Es ist eingedenk dieses letzten Punktes, daß ich im vorigen Wahnsinn als wichtige Voraussetzung gefordert habe, denn wer in einem solchen Umfeld verbleibt ohne sich anzupassen, ist notwendigerweise wahnsinnig. Die Alternative für die weniger verrückten besteht natürlich darin, ein solches Umfeld zu fliehen. Das heißt aber das städtische Umfeld zu fliehen, denn in einer Stadt kann Selbständigkeit nicht denselben Stellenwert besitzen wie auf dem Land.

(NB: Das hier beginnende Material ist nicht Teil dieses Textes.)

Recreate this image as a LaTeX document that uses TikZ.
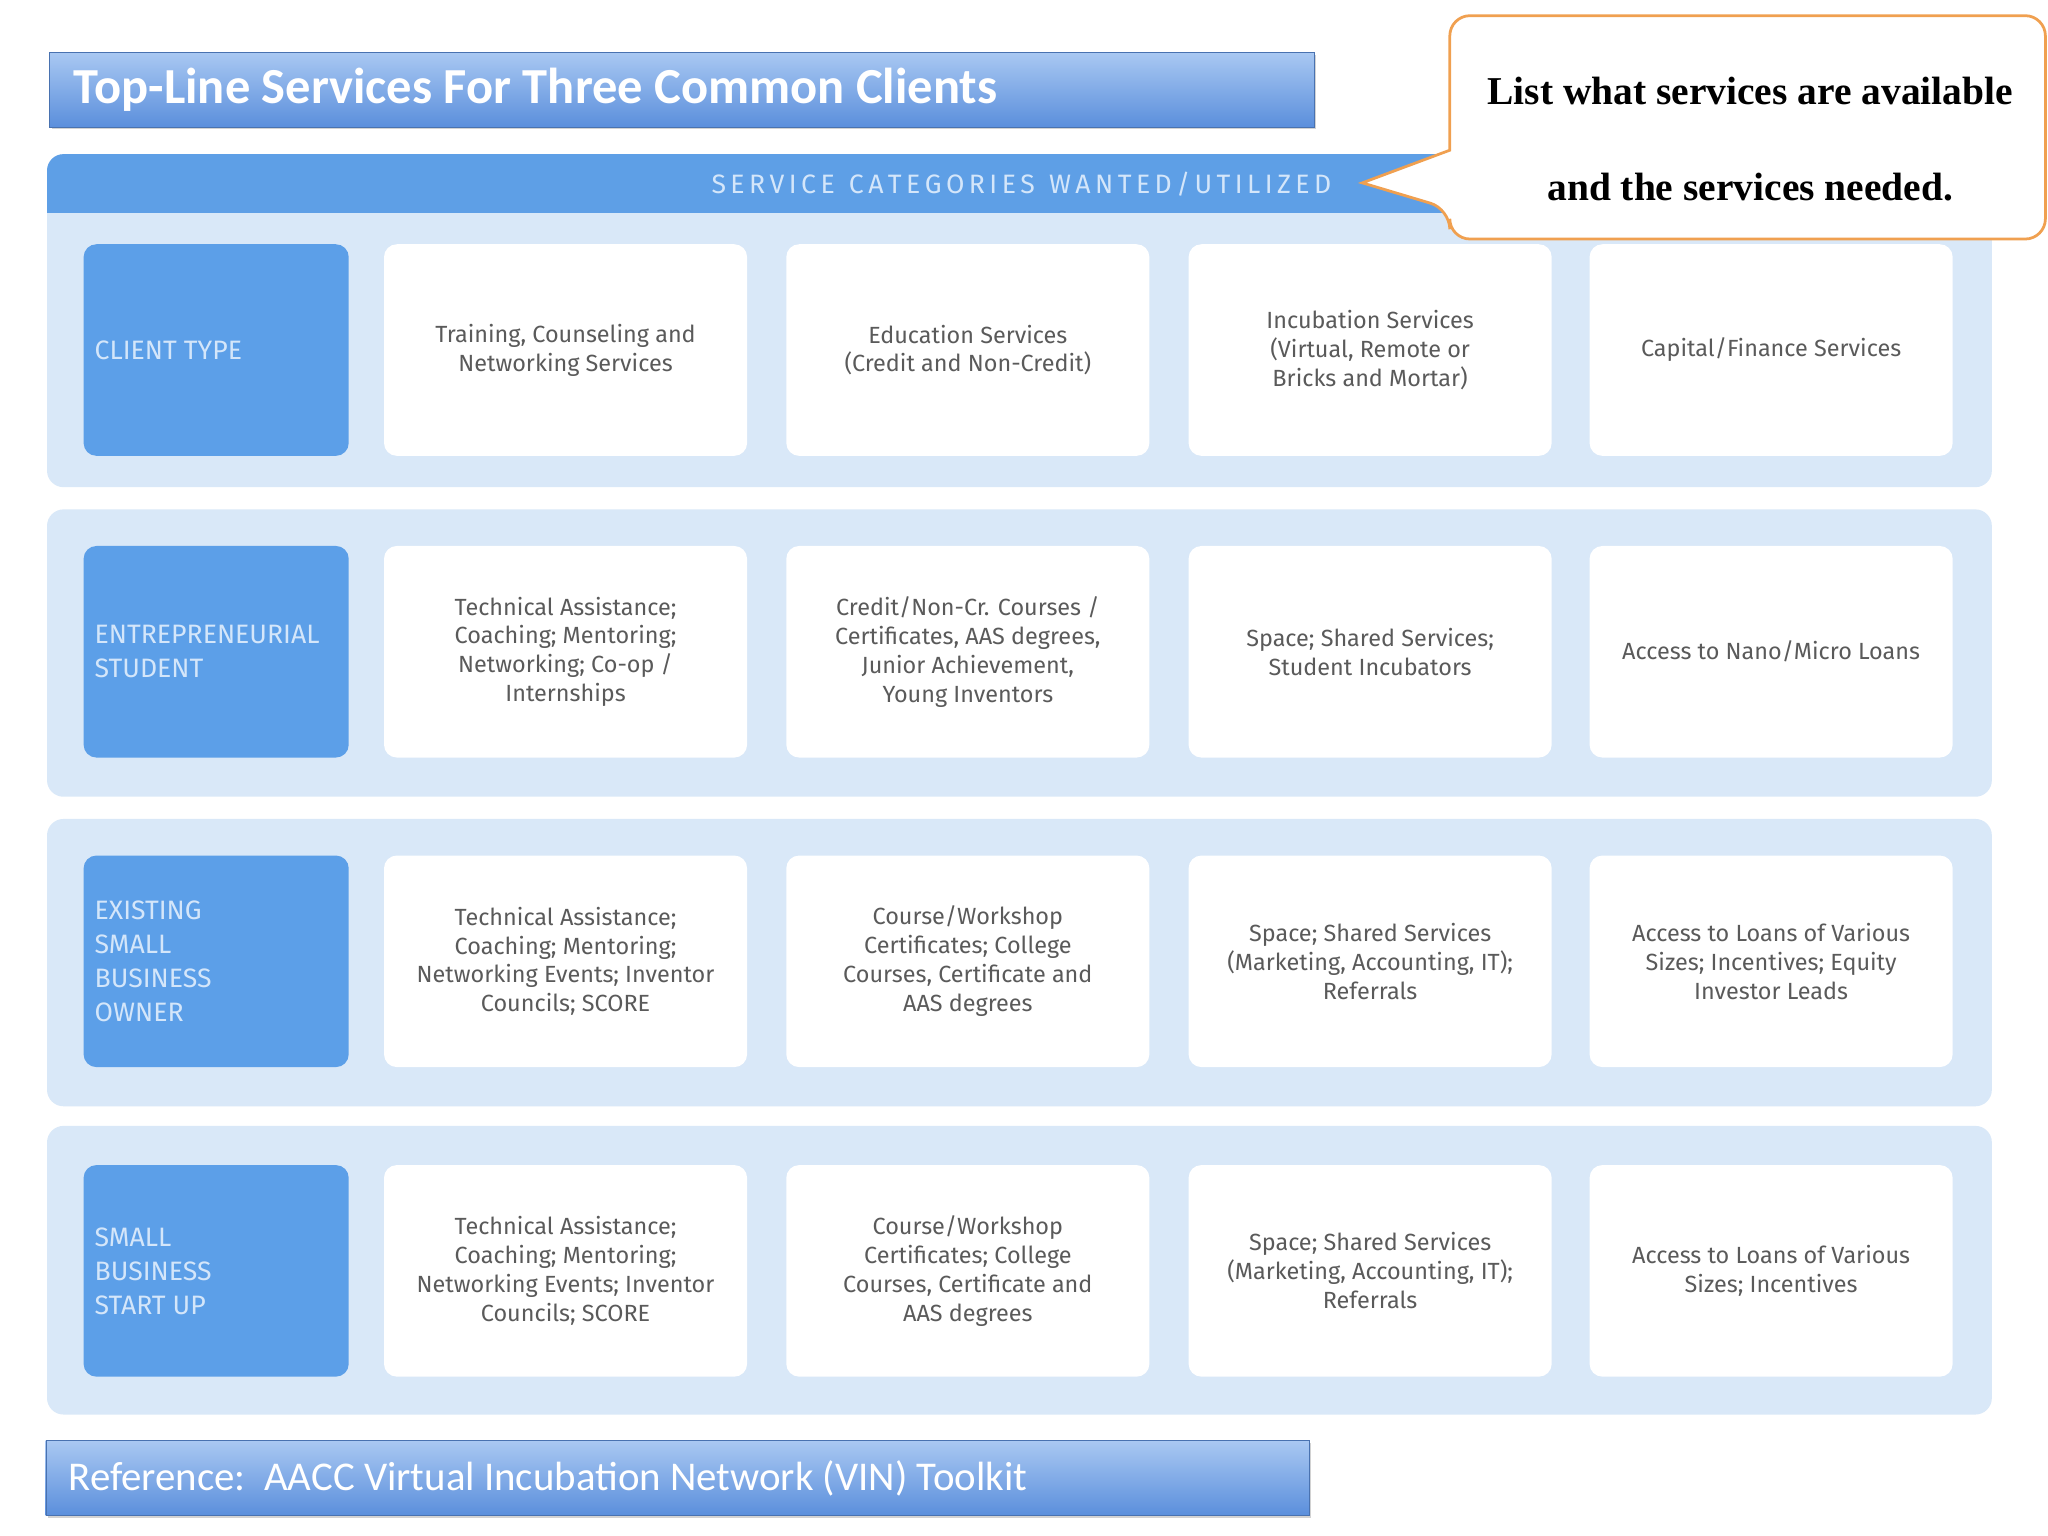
\documentclass[tikz,border=0pt]{standalone}
\usepackage{fontspec}
\setmainfont{Fira Sans}
\newfontfamily\calfont{Carlito}
\newfontfamily\serfont{Liberation Serif}
\usetikzlibrary{shadows}
\definecolor{panel}{HTML}{D9E8F8}
\definecolor{hdr}{HTML}{5E9FE6}
\definecolor{lcell}{HTML}{5C9FE8}
\definecolor{ltxt}{HTML}{D4E6FA}
\definecolor{ctxt}{HTML}{5A5A5A}
\definecolor{orng}{HTML}{F0A050}
\definecolor{barA}{HTML}{A9C8F2}
\definecolor{barB}{HTML}{5B8FDC}
\tikzset{
  bar/.style={draw=barB!80!black, top color=barA, bottom color=barB, drop shadow={opacity=0.35}},
  panelbox/.style={fill=panel, rounded corners=18},
  lt/.style={text=ltxt, anchor=west, align=left, font=\fontsize{29}{37}\selectfont},
  ct/.style={text=ctxt, align=center, font=\fontsize{25.5}{31.5}\selectfont},
}
\begin{document}
\begin{tikzpicture}[x=0.05cm,y=0.05cm]
\useasboundingbox[fill=white] (0,0) rectangle (1568,-1176);
% title
\path[bar] (38,-40) rectangle (1006,-97);
\node[anchor=west, text=white, font=\calfont\bfseries\fontsize{55}{58}\selectfont] (tt) at (54,-69) {Top-Line Services For Three Common Clients};
% panels
\fill[panelbox] (36,-118) rectangle (1525,-373);
\fill[hdr, rounded corners=18] (36,-118) rectangle (1525,-163);
\fill[hdr] (36,-145) rectangle (1525,-163);
\node[text=ltxt, font=\fontsize{29}{32}\selectfont] (hd) at (782,-141) {S\,E\,R\,V\,I\,C\,E \ C\,A\,T\,E\,G\,O\,R\,I\,E\,S \ W\,A\,N\,T\,E\,D\,/\,U\,T\,I\,L\,I\,Z\,E\,D};
\fill[panelbox] (36,-390) rectangle (1525,-610);
\fill[panelbox] (36,-627) rectangle (1525,-847);
\fill[panelbox] (36,-862) rectangle (1525,-1083);
% rows
\foreach \r/\yt/\yb in {1/187/349, 2/418/580, 3/655/817, 4/892/1054}{
  \fill[lcell, rounded corners=14] (64,-\yt) rectangle (267,-\yb);
  \foreach \c/\xl/\xr in {1/294/572, 2/602/880, 3/910/1188, 4/1217/1495}{
    \fill[white, rounded corners=14] (\xl,-\yt) rectangle (\xr,-\yb);
  }
}
\node[lt] (l1) at (70,-268) {CLIENT TYPE};
\node[lt] (l2) at (70,-499) {ENTREPRENEURIAL\\STUDENT};
\node[lt] (l3) at (70,-736) {EXISTING\\SMALL\\BUSINESS\\OWNER};
\node[lt] (l4) at (70,-973) {SMALL\\BUSINESS\\START UP};
% row 1
\node[ct] (a1) at (433,-268) {Training, Counseling and\\Networking Services};
\node[ct] (b1) at (741,-268) {Education Services\\(Credit and Non-Credit)};
\node[ct] (c1) at (1049,-268) {Incubation Services\\(Virtual, Remote or\\Bricks and Mortar)};
\node[ct] (d1) at (1356,-268) {Capital/Finance Services};
% row 2
\node[ct] (a2) at (433,-499) {Technical Assistance;\\Coaching; Mentoring;\\Networking; Co-op /\\Internships};
\node[ct] (b2) at (741,-499) {Credit/Non-Cr. Courses /\\Certificates, AAS degrees,\\Junior Achievement,\\Young Inventors};
\node[ct] (c2) at (1049,-499) {Space; Shared Services;\\Student Incubators};
\node[ct] (d2) at (1356,-499) {Access to Nano/Micro Loans};
% row 3
\node[ct] (a3) at (433,-736) {Technical Assistance;\\Coaching; Mentoring;\\Networking Events; Inventor\\Councils; SCORE};
\node[ct] (b3) at (741,-736) {Course/Workshop\\Certificates; College\\Courses, Certificate and\\AAS degrees};
\node[ct] (c3) at (1049,-736) {Space; Shared Services\\(Marketing, Accounting, IT);\\Referrals};
\node[ct] (d3) at (1356,-736) {Access to Loans of Various\\Sizes; Incentives; Equity\\Investor Leads};
% row 4
\node[ct] (a4) at (433,-973) {Technical Assistance;\\Coaching; Mentoring;\\Networking Events; Inventor\\Councils; SCORE};
\node[ct] (b4) at (741,-973) {Course/Workshop\\Certificates; College\\Courses, Certificate and\\AAS degrees};
\node[ct] (c4) at (1049,-973) {Space; Shared Services\\(Marketing, Accounting, IT);\\Referrals};
\node[ct] (d4) at (1356,-973) {Access to Loans of Various\\Sizes; Incentives};
% callout
\draw[orng, line width=3, fill=white, rounded corners=22]
  (1110,-115) -- (1110,-12) -- (1566,-12) -- (1566,-183) -- (1110,-183) -- (1110,-160) [sharp corners] -- (1043,-140) -- cycle;
\node[font=\serfont\bfseries\fontsize{43}{48}\selectfont] (co1) at (1340,-70) {List what services are available};
\node[font=\serfont\bfseries\fontsize{43}{48}\selectfont] (co2) at (1340,-143) {and the services needed.};
% footer
\path[bar] (35,-1103) rectangle (1002,-1160);
\node[anchor=west, text=white, font=\calfont\fontsize{44.5}{48}\selectfont] (ft) at (50,-1132) {Reference:\ \ AACC Virtual Incubation Network (VIN) Toolkit};
\end{tikzpicture}
\end{document}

Ich mag nicht so recht darüber spekulieren, welches Land von all diesen Faktoren begünstigt wird. Die Antwort ist natürlich einfach genug und folgerichtig, wenn man die Geschichte Europas der letzten 3000 Jahre betrachtet, sie gefällt mir persönlich allerdings nicht allzu sehr, und ich möchte niemandem außerhalb dieses Landes den Mut nehmen, in seinen Verhältnissen das Beste zu erreichen, insbesondere auch deshalb, weil sich die Menschen jenes Landes bisher durch einen ausgesprochenen Mangel an gesellschaftlicher Verantwortlichkeit ausgezeichnet haben, was zwar einerseits den notwendigen Kontrast abgibt, um die Herzen der Menschen zu entzünden, andererseits aber auch eine Gefahr ist, denn Unerfahrenheit ist dies stets.